Return nothing but the lines from the one with "Convert this chart to Altair code." through the one with "x_domain = [0, 40000]" in the data below, word for word and without pictures.

Records with drawing code:
———

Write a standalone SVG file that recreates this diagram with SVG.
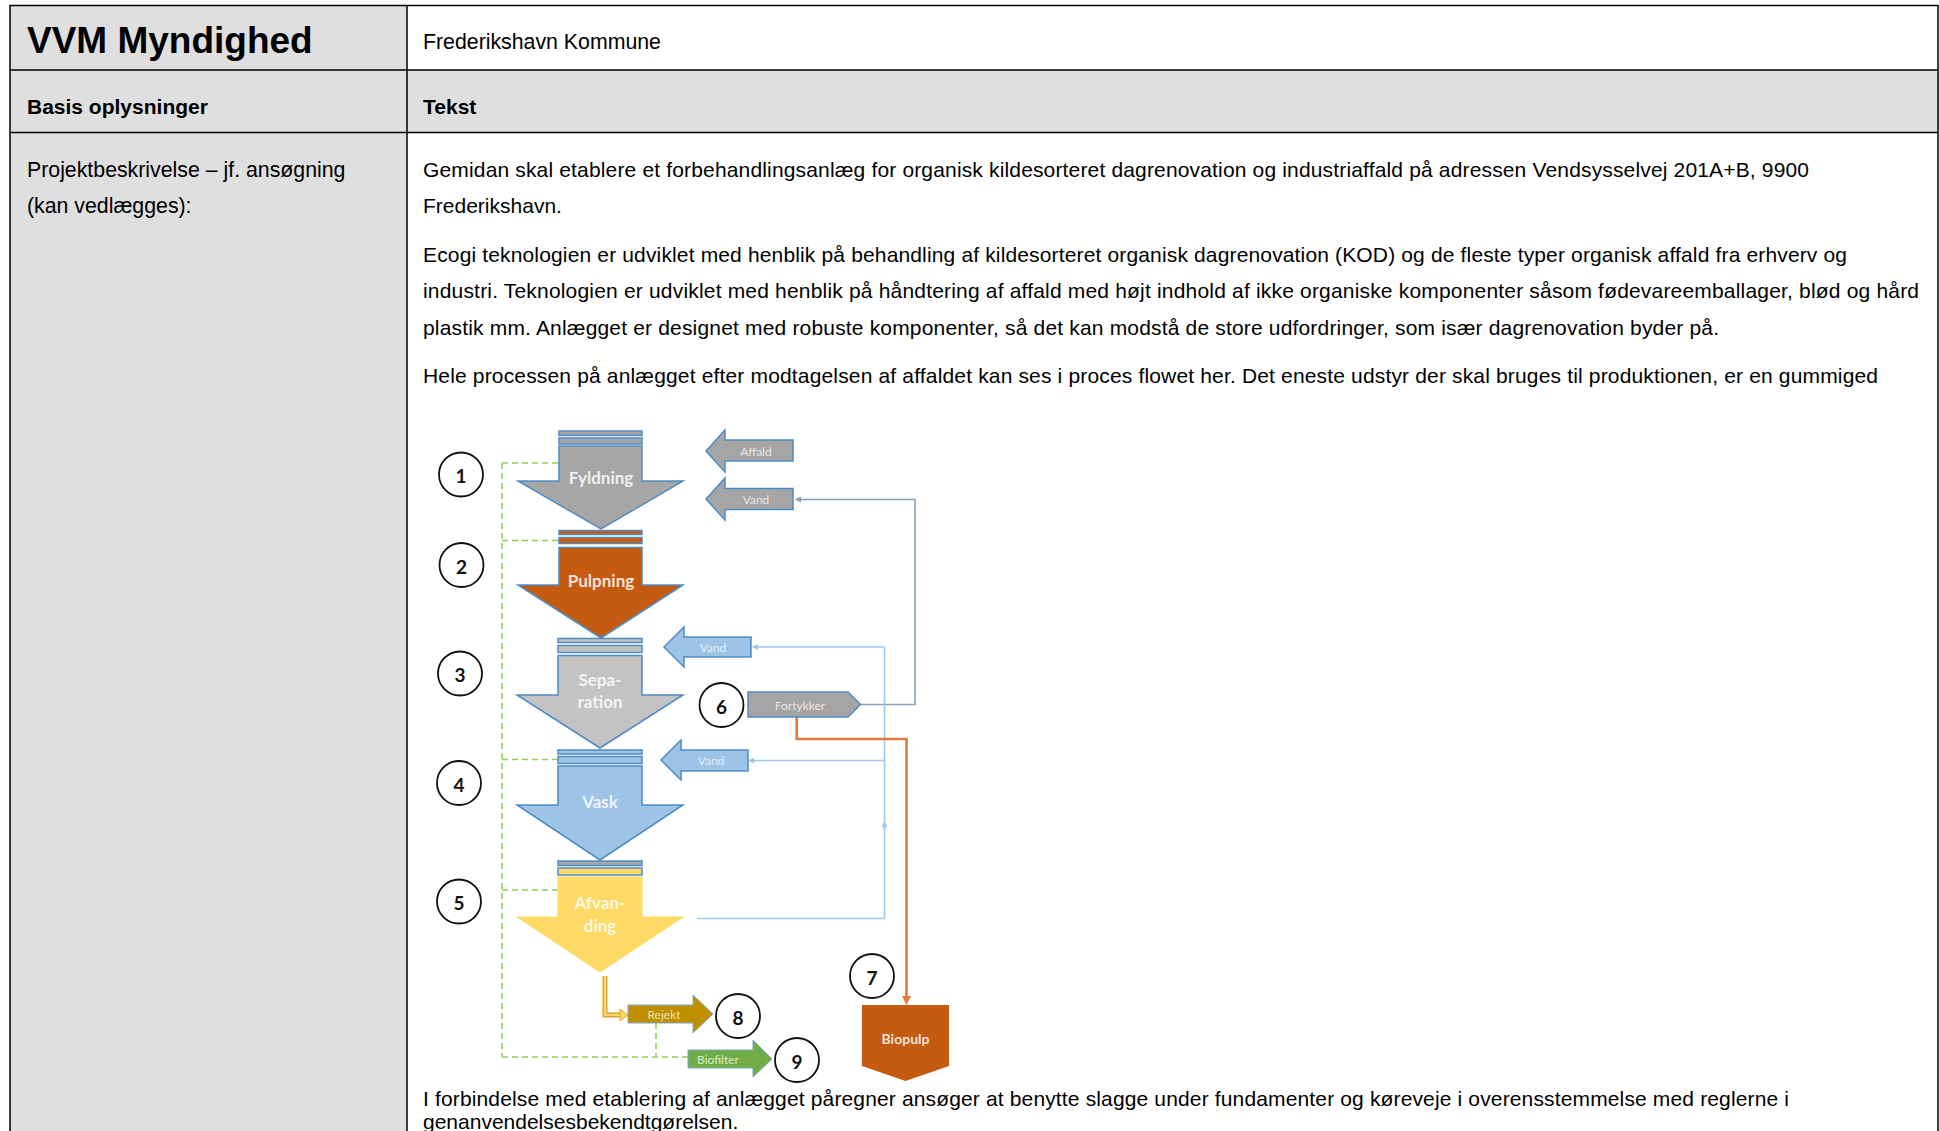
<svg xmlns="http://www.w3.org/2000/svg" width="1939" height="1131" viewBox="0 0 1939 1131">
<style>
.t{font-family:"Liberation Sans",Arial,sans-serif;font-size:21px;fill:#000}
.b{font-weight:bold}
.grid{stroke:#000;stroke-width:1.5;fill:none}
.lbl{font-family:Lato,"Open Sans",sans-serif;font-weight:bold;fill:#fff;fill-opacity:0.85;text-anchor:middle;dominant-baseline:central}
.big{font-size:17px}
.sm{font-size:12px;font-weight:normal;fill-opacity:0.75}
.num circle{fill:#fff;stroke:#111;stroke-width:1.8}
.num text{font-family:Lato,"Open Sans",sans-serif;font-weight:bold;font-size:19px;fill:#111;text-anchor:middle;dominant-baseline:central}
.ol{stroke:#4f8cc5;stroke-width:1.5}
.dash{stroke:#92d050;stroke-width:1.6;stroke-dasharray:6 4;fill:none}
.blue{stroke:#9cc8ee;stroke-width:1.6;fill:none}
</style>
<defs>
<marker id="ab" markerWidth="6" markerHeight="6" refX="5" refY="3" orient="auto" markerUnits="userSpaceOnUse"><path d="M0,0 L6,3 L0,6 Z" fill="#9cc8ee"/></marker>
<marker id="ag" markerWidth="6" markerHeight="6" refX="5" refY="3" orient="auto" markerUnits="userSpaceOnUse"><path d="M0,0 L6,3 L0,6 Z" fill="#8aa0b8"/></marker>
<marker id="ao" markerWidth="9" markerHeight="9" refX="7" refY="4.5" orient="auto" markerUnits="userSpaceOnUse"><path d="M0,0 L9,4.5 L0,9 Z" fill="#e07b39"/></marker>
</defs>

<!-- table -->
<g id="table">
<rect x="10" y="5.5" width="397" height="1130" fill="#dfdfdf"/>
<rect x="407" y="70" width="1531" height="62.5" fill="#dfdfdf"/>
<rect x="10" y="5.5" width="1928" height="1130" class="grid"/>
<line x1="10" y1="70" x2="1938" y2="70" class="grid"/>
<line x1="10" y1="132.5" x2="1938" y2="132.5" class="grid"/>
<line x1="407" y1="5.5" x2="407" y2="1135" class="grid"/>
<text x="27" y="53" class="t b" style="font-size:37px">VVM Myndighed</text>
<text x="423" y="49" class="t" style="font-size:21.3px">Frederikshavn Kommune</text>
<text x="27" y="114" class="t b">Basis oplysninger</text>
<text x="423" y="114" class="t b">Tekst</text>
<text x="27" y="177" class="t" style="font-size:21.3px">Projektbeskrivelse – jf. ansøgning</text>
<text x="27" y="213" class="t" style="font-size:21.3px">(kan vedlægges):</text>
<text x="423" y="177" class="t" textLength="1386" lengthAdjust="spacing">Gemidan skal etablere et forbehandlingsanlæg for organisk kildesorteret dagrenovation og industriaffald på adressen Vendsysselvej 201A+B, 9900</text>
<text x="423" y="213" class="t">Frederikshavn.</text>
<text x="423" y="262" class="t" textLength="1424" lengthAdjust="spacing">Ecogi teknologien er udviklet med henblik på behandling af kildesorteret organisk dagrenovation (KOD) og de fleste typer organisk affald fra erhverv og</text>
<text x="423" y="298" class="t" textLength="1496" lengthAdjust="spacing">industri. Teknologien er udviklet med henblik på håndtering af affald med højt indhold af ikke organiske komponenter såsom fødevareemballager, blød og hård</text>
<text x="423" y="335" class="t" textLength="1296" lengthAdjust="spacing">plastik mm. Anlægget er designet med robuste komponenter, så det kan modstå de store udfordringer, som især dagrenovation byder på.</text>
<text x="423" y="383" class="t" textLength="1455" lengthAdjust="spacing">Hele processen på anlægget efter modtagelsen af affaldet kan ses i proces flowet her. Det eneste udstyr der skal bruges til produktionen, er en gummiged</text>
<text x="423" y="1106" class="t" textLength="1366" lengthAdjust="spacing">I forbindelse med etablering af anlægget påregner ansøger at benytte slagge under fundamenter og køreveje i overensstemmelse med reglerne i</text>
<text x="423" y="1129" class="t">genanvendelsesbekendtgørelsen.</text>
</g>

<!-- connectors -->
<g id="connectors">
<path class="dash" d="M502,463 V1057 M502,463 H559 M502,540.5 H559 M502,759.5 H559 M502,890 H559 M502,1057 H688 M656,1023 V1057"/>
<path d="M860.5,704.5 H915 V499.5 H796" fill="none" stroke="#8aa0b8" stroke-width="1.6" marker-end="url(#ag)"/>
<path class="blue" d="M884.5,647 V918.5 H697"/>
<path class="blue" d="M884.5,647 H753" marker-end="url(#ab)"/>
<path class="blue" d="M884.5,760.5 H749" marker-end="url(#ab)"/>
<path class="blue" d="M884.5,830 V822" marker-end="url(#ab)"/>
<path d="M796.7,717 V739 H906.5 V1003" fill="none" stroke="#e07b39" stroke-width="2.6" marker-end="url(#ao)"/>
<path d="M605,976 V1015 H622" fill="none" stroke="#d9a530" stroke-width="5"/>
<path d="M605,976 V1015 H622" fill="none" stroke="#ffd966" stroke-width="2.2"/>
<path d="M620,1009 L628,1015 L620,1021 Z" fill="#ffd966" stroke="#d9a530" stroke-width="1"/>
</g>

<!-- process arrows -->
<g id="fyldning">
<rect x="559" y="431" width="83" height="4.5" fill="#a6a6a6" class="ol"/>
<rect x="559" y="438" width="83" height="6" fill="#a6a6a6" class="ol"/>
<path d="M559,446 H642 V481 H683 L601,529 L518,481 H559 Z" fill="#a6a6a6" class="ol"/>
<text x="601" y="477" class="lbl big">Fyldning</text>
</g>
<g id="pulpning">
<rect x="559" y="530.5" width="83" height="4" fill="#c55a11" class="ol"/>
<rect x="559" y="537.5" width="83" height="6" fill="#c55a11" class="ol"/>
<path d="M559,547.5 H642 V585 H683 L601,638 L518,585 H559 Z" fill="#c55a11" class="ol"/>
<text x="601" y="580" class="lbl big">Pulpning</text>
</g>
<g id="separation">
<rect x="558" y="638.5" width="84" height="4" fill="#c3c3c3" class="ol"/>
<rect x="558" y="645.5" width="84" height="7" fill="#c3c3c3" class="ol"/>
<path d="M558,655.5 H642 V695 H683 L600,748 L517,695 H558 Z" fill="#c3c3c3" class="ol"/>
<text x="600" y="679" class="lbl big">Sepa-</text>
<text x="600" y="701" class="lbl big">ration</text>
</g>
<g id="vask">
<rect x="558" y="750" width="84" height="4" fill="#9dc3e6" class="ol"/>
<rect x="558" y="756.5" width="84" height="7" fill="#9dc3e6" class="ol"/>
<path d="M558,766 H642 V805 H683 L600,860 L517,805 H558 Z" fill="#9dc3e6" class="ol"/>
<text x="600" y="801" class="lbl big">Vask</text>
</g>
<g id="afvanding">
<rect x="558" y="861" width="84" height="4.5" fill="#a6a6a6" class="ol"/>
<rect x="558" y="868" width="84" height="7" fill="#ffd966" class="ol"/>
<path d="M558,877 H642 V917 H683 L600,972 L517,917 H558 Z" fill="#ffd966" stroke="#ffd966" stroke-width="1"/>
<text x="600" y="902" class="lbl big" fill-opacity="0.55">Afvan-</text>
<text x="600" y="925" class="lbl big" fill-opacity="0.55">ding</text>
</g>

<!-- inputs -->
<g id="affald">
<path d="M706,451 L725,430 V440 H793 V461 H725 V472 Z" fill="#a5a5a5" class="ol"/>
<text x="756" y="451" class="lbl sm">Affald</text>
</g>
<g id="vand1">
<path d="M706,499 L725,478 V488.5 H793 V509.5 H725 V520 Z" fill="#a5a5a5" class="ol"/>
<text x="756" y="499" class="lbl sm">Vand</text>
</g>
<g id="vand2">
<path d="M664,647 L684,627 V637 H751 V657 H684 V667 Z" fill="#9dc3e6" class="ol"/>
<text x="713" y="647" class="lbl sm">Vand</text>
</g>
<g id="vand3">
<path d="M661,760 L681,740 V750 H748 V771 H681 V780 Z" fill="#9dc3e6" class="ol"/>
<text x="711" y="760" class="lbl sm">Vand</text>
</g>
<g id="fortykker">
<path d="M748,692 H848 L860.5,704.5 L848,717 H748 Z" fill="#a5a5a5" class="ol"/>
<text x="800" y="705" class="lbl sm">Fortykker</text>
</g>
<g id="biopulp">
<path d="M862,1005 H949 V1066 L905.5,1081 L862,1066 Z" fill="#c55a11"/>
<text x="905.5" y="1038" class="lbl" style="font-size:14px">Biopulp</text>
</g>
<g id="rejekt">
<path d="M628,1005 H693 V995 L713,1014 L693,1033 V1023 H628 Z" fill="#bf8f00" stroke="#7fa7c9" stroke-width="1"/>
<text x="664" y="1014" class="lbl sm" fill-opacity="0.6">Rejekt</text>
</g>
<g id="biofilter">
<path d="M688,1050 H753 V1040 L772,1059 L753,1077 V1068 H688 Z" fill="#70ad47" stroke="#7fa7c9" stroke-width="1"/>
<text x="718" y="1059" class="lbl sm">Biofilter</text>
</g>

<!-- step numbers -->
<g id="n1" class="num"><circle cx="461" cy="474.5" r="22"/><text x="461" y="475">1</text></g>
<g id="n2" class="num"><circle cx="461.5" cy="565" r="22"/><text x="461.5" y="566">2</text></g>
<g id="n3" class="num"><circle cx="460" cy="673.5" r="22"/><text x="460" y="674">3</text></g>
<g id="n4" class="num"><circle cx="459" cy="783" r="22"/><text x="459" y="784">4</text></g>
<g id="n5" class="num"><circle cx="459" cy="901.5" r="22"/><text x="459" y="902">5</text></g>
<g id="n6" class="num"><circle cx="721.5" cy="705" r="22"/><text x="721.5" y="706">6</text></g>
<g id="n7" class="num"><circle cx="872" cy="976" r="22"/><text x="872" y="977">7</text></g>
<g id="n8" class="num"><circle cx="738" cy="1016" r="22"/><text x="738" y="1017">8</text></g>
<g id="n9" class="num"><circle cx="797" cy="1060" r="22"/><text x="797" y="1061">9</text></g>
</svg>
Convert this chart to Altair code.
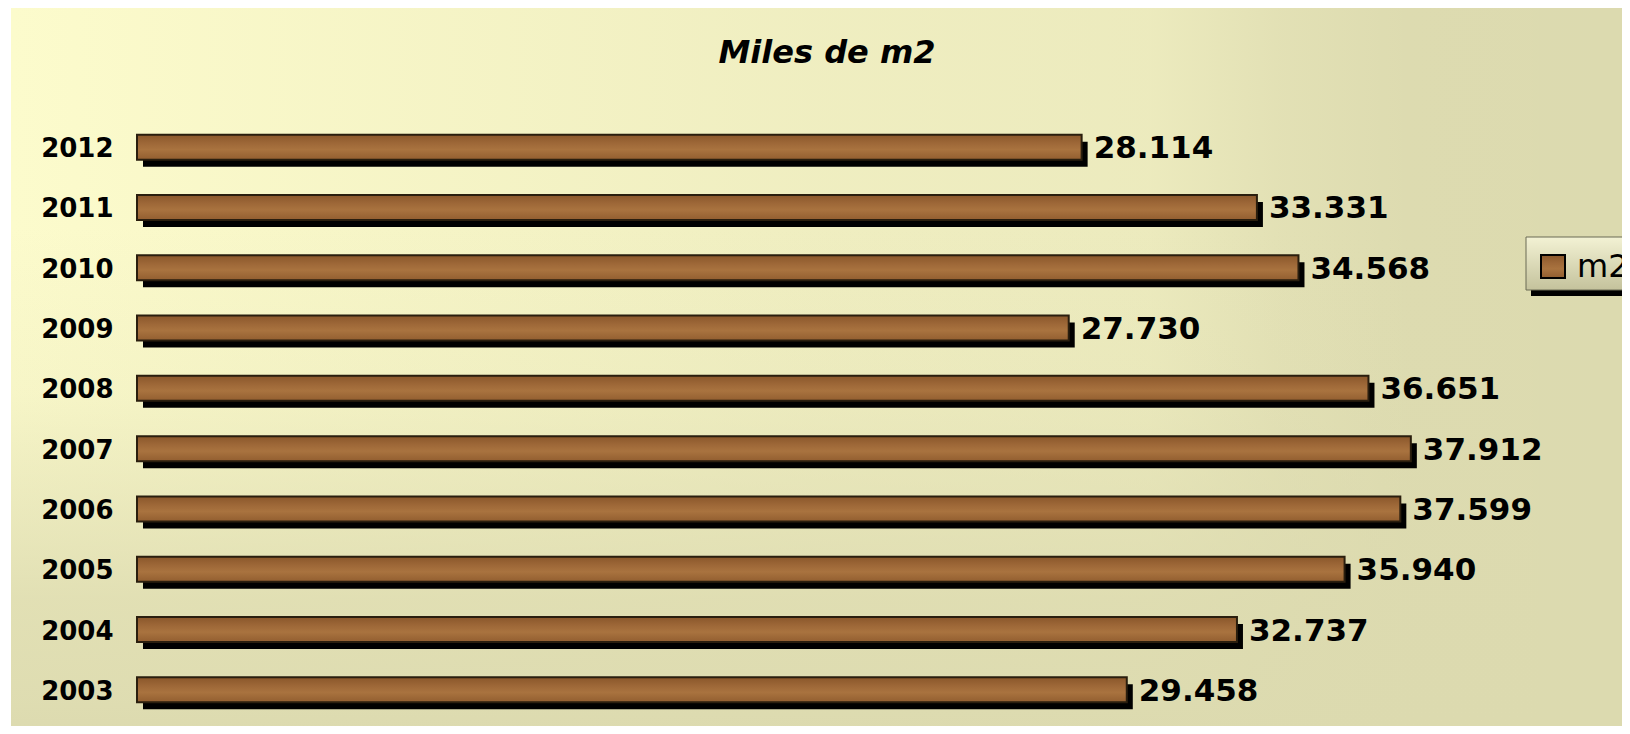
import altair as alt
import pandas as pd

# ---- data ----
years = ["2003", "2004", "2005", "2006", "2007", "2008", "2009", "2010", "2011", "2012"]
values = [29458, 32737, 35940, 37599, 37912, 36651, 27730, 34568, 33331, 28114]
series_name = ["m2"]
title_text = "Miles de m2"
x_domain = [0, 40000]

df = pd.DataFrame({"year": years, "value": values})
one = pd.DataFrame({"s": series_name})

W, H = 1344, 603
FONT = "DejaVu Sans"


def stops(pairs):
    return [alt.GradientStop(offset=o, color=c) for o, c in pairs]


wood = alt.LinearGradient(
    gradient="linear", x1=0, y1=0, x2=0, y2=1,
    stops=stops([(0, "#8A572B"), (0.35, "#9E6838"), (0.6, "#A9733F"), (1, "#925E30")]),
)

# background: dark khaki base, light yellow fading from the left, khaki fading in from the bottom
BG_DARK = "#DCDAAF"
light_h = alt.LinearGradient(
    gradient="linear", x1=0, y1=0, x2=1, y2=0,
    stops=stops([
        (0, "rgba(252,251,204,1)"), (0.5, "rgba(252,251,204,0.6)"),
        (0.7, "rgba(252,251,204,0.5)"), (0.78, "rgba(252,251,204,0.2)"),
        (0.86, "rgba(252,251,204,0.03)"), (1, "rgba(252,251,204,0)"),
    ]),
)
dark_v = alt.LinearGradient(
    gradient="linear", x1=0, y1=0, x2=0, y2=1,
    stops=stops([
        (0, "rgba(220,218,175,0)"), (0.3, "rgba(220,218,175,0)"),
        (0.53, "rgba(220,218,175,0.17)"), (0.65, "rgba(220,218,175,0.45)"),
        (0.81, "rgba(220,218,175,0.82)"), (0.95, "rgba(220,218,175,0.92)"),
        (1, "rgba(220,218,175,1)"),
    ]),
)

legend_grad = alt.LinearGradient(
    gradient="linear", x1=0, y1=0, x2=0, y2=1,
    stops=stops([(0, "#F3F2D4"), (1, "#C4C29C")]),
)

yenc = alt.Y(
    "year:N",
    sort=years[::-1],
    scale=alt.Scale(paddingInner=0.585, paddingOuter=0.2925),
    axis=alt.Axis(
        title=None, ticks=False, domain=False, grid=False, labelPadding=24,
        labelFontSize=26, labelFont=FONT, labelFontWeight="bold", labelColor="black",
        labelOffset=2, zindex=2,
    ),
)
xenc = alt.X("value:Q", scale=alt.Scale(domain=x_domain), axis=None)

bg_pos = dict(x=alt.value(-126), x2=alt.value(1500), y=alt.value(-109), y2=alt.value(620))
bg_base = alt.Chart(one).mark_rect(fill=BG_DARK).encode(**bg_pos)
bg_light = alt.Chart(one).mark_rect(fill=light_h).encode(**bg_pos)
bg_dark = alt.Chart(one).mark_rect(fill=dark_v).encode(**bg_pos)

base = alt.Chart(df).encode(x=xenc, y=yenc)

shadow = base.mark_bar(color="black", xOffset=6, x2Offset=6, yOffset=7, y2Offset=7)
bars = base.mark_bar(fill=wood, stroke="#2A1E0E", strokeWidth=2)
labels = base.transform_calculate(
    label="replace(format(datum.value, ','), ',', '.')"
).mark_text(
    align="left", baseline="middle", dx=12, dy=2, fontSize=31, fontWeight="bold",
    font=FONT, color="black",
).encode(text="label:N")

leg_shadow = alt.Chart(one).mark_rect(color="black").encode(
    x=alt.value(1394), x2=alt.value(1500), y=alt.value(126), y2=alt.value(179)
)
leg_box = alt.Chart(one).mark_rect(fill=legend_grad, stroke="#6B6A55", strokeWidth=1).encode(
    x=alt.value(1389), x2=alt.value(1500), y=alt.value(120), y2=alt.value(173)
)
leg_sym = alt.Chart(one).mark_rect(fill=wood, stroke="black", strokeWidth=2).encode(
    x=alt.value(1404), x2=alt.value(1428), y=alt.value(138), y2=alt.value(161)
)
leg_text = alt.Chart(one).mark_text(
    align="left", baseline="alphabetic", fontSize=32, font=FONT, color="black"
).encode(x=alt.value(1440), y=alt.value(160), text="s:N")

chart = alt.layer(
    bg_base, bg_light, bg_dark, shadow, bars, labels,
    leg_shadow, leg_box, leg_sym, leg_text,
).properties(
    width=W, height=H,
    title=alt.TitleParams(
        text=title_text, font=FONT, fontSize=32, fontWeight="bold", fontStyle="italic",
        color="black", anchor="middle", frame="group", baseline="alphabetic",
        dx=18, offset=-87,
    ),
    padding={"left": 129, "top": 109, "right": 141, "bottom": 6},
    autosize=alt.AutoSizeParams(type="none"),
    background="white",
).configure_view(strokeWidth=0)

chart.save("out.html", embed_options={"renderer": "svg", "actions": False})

———

SOLUTION TO THE PROBLEM »
Convert this chart to Altair code.
import altair as alt
import pandas as pd

# ---- data ----
years = ["2003", "2004", "2005", "2006", "2007", "2008", "2009", "2010", "2011", "2012"]
values = [29458, 32737, 35940, 37599, 37912, 36651, 27730, 34568, 33331, 28114]
series_name = ["m2"]
title_text = "Miles de m2"
x_domain = [0, 40000]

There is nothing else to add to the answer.